Restate word for word the lines beginning at the one that contains "Output the web" and ending at the one that contains "26.9, 27.3, 27.65];"; include both and nothing else.

Information provided:
________________________
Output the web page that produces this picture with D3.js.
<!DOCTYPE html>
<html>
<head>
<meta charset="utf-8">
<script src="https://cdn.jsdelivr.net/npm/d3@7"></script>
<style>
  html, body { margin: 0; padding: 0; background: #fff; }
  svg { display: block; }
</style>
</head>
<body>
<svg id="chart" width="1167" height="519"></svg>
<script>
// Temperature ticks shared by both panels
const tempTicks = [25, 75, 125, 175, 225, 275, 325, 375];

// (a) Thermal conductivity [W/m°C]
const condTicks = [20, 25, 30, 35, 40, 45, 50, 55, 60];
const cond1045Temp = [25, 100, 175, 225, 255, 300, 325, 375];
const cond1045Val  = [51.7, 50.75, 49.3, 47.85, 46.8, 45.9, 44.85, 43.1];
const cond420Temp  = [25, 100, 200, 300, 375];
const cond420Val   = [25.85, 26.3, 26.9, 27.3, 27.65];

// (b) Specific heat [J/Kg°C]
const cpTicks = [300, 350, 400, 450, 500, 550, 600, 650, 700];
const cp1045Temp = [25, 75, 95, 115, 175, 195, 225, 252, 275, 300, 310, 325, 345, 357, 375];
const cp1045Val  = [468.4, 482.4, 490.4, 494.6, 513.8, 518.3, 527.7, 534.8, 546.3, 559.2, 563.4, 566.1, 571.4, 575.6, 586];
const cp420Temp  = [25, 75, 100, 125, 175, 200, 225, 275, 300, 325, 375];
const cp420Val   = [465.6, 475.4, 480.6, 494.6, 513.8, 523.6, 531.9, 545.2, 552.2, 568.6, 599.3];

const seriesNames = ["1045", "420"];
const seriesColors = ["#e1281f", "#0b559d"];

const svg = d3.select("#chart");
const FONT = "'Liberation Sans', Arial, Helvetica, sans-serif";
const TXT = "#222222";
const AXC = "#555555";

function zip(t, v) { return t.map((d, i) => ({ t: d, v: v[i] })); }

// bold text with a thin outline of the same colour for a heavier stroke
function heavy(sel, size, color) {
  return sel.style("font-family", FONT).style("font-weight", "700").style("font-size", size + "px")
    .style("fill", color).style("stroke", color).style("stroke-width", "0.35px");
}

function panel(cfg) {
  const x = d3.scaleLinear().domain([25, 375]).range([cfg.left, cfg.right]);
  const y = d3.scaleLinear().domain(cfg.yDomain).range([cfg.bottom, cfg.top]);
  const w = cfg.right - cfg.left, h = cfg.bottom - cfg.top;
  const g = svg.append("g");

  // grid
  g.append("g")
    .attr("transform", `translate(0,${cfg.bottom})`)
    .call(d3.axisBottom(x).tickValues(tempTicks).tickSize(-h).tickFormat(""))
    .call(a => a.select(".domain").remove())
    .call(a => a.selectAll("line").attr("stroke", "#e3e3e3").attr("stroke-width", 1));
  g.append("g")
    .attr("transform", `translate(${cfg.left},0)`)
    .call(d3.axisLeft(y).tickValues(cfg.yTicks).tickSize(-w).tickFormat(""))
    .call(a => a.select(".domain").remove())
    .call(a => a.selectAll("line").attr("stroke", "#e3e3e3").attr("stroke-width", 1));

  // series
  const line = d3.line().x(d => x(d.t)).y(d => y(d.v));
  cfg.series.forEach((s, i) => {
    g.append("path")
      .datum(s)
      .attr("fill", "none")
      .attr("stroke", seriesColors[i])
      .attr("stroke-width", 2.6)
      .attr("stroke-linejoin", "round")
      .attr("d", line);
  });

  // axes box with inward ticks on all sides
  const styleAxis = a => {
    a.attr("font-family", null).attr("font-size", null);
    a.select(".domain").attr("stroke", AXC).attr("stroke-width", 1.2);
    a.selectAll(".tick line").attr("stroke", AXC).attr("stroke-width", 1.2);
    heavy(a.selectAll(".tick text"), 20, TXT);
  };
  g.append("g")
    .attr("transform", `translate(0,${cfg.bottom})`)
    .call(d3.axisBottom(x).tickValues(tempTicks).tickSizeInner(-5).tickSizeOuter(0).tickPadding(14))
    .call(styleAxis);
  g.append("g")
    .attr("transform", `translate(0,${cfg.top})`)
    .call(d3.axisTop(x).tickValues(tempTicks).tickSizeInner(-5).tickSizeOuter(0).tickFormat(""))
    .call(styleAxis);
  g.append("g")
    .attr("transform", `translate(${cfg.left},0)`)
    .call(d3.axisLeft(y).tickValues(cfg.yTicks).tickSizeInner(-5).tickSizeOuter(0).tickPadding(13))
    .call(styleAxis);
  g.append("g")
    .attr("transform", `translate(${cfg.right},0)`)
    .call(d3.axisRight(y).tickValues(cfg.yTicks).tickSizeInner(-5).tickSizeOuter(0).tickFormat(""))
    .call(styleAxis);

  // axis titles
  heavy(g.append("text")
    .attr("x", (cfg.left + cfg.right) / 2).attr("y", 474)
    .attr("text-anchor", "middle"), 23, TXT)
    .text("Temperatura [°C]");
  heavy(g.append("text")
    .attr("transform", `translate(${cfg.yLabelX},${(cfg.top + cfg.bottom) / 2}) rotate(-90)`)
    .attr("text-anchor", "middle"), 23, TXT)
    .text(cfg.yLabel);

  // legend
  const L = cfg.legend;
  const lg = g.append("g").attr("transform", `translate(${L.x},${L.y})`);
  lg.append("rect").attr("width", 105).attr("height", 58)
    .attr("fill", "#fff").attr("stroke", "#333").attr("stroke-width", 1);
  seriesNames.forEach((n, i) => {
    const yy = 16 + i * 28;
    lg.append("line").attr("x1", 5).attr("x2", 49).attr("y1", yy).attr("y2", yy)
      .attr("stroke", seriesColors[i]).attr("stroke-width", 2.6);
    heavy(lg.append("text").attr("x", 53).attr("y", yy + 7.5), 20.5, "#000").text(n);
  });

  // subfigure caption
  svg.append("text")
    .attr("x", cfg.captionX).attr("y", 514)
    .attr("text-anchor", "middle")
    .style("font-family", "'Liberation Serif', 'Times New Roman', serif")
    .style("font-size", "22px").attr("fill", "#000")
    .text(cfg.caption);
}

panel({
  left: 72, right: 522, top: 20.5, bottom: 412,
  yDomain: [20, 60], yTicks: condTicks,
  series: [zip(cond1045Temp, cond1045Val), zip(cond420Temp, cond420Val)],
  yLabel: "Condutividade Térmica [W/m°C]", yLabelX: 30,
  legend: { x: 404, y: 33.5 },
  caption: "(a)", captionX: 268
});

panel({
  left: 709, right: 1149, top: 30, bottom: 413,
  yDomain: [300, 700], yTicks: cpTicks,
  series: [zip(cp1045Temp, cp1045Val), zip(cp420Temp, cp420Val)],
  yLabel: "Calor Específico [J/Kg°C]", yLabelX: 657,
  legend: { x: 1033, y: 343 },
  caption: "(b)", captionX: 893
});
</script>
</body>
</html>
________________________
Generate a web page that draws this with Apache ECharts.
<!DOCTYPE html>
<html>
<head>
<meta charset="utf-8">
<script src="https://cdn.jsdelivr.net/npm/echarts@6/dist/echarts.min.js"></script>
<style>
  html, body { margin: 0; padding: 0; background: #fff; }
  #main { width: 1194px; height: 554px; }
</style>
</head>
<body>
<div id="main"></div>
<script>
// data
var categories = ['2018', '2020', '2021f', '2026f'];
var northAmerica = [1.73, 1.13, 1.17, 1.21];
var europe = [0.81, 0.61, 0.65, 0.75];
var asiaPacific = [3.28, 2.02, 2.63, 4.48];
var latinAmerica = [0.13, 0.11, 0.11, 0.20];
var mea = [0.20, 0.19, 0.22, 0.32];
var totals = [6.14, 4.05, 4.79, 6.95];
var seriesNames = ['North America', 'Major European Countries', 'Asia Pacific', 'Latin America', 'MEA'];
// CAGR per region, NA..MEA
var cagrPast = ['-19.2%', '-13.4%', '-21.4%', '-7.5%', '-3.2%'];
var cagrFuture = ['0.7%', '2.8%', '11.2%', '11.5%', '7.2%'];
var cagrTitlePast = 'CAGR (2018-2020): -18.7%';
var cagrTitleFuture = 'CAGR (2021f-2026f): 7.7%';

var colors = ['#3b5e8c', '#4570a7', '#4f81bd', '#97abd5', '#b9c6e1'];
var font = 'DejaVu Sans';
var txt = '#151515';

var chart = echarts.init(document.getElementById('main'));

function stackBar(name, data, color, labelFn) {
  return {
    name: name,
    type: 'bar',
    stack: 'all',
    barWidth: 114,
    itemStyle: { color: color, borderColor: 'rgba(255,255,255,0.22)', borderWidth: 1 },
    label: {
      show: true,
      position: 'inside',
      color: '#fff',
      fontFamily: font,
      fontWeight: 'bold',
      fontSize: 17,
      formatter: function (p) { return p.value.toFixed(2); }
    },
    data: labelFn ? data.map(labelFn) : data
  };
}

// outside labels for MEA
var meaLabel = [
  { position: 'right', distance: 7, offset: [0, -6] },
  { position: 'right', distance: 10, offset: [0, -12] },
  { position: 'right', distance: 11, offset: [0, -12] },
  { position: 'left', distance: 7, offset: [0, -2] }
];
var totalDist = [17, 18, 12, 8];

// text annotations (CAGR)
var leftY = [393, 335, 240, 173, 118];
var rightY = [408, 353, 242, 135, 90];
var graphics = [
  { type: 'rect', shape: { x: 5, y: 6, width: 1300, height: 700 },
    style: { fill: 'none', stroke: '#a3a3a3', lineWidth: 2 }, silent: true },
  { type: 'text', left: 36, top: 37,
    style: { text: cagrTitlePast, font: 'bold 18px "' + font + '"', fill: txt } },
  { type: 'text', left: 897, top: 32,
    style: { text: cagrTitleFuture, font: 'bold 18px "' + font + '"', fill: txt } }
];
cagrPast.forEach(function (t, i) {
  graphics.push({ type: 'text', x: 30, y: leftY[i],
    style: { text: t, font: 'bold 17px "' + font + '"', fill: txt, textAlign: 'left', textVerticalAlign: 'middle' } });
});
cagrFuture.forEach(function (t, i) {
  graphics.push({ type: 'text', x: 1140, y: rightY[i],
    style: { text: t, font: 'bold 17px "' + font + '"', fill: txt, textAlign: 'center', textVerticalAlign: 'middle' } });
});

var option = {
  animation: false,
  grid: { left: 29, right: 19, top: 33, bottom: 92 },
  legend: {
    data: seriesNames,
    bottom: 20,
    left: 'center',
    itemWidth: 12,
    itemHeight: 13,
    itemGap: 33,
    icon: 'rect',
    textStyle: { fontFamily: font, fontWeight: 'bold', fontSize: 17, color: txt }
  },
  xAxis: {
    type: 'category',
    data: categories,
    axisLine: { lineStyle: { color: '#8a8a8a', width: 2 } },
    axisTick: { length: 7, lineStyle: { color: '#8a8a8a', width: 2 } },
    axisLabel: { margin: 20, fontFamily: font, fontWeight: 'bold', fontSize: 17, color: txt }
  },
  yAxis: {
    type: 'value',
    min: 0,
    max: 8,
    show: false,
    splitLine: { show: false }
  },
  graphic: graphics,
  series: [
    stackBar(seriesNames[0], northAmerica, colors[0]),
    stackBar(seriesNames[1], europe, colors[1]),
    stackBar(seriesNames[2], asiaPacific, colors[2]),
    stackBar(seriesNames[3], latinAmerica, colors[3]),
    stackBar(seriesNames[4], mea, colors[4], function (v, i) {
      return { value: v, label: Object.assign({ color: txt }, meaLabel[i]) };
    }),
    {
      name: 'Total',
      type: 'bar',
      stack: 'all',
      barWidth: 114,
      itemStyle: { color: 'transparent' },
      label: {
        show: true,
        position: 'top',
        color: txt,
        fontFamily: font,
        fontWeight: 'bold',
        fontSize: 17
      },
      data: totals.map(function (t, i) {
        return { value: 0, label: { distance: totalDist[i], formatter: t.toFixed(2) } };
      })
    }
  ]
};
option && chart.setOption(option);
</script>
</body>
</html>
________________________
Result of this exercise:
Output the web page that produces this picture with D3.js.
<!DOCTYPE html>
<html>
<head>
<meta charset="utf-8">
<script src="https://cdn.jsdelivr.net/npm/d3@7"></script>
<style>
  html, body { margin: 0; padding: 0; background: #fff; }
  svg { display: block; }
</style>
</head>
<body>
<svg id="chart" width="1167" height="519"></svg>
<script>
// Temperature ticks shared by both panels
const tempTicks = [25, 75, 125, 175, 225, 275, 325, 375];

// (a) Thermal conductivity [W/m°C]
const condTicks = [20, 25, 30, 35, 40, 45, 50, 55, 60];
const cond1045Temp = [25, 100, 175, 225, 255, 300, 325, 375];
const cond1045Val  = [51.7, 50.75, 49.3, 47.85, 46.8, 45.9, 44.85, 43.1];
const cond420Temp  = [25, 100, 200, 300, 375];
const cond420Val   = [25.85, 26.3, 26.9, 27.3, 27.65];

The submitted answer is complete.